Let us try to outline some pitfalls of the Linux scheduler, e.g. Linux is not a fully pre-emptable design.. As it will turn out, some of these limitations become significant on large systems with many users. On a single workstation that is running a few tens of processes at a time, the Linux scheduler is quite efficient. Since Linux was born on an Intel 80386 and continues to be most popular in the PC world, we consider the current Linux scheduler quite appropriate.
1). The algorithm does not scale well
If the number of existing processes is very large, it is inefficient to recompute all dynamic priorities at once.
In old traditional Unix kernels, the dynamic priorities were recomputed every second, thus the problem was even worse. Linux tries instead to minimize the overhead of the scheduler. Priorities are recomputed only when all runnable processes have exhausted their time quantum. Therefore, when the number of processes is large, the recomputation phase is more expensive but is executed less frequently.
This simple approach has the disadvantage that when the number of runnable processes is very large, I/O-bound processes are seldom boosted, and therefore interactive applications have a longer response time.
2). The predefined quantum is too large for high system loads
The system responsiveness experienced by users depends heavily on the system load, which is the average number of processes that are runnable, and hence waiting for CPU time.
As mentioned before, system responsiveness depends also on the average time-quantum duration of the runnable processes. In Linux, the predefined time quantum appears to be too large for high-end machines having a very high expected system load.
3). I/O-bound process boosting strategy is not optimal
The preference for I/O-bound processes is a good strategy to ensure a short response time for interactive programs, but it is not perfect. Indeed, some batch programs with almost no user interaction are I/O-bound. For instance, consider a database search engine that must typically read lots of data from the hard disk or a network application that must collect data from a remote host on a slow link. Even if these kinds of processes do not need a short response time, they are boosted by the scheduling algorithm.
On the other hand, interactive programs that are also CPU-bound may appear unresponsive to the users, since the increment of dynamic priority due to I/O blocking operations may not compensate for the decrement due to CPU usage.
4). Support for real-time applications is weak
Nonpreemptive kernels are not well suited for real-time applications, since processes may spend several milliseconds in Kernel Mode while handling an interrupt or exception. During this time, a real-time process that becomes runnable cannot be resumed. This is unacceptable for real-time applications, which require predictable and low response times.
Future versions of Linux will likely address Linux weak Real-Time problem, either by implementing SVR4's "fixed preemption points" or by making the kernel fully preemptive.

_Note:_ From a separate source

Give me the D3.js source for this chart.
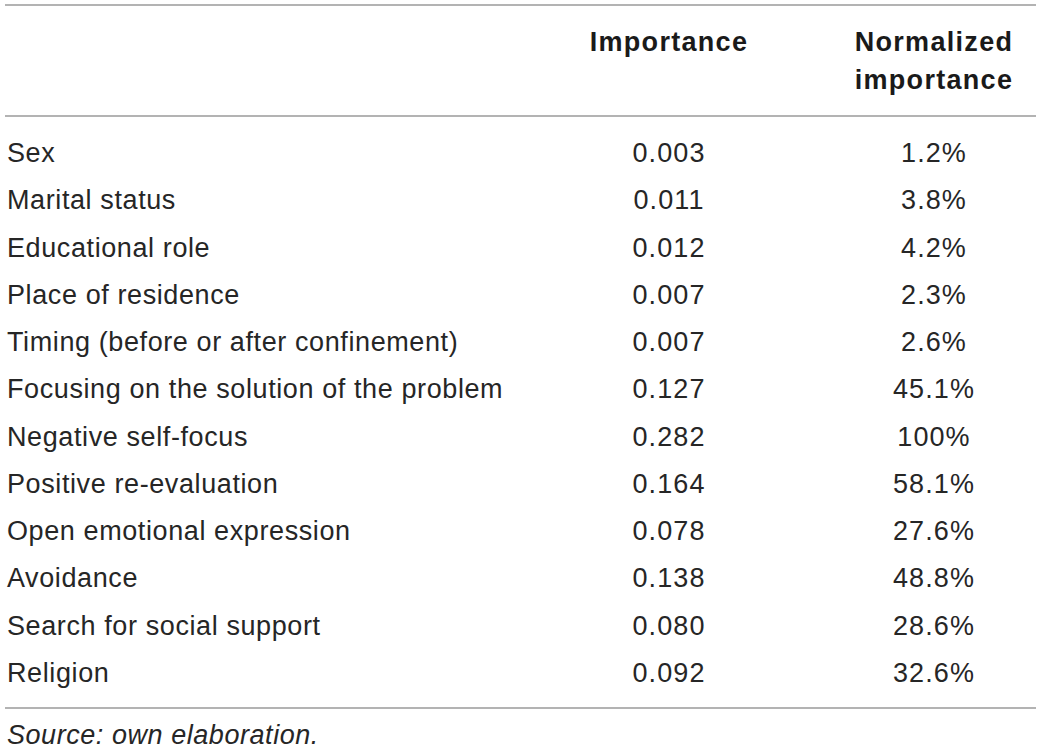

However, kernel preemption is just one of several necessary conditions for implementing an effective real-time scheduler. Several other issues must be considered. For instance, real-time processes often must use resources also needed by conventional processes. A real-time process may thus end up waiting until lower-priority process releases some resource. This phenomenon is called priority inversion. Moreover, a real-time process could require a kernel service that is granted on behalf of another lower-priority process (for example, a kernel thread). This phenomenon is called hidden scheduling. An effective real-time scheduler should address and resolve such problems.
1) One idea is to create a RTOS kernel and running Linux as an unscheduled thread under the RTOS. In this duel structure Linux, high-priority thread that need true RTOS performance would run under the host operating environment at a higher priority than would the Linux thread. This kind of Linux kernel provides a nominally generalized RTOS API and threading model, while relegating the main Linux kernel to the status of a low priority (idle) thread under their control. 
2) The second effort is to replace the current Linux kernel scheduling algorithm with a new scheduling algorithm and tune Linux device drivers, and hence to make Linux more responsive and deterministic.
Our approach will evolve as we experiment with present Kernel (2.4) and research through the relevant material.
The plan of approach:
1. Find out the relevant experiments and simulations
2. Compare various plausible solutions in performance, over available data.
1. Catherine Lingxia Wang, Bo Yao, Yang Yang, Zhengyong Zhu. A Survey of Embedded Operating System, Department of Computer Science, UCSD, 2001.
2. Daniel P. Bovet & Marco Cesati. Understanding the Linux Kernel, Chapter 10, Processing Scheduling, October 2000.
1. The uptime program returns the system load for the past 1, 5, and 15 minutes. The same information can be obtained by reading the /proc/loadavg file.
2. The Linux kernel has been modified in several ways so it can handle a few hard real-time jobs if they remain short. Basically, hardware interrupts are trapped and kernel execution is monitored by a kind of "superkernel." These changes do not make Linux a true real-time system, though.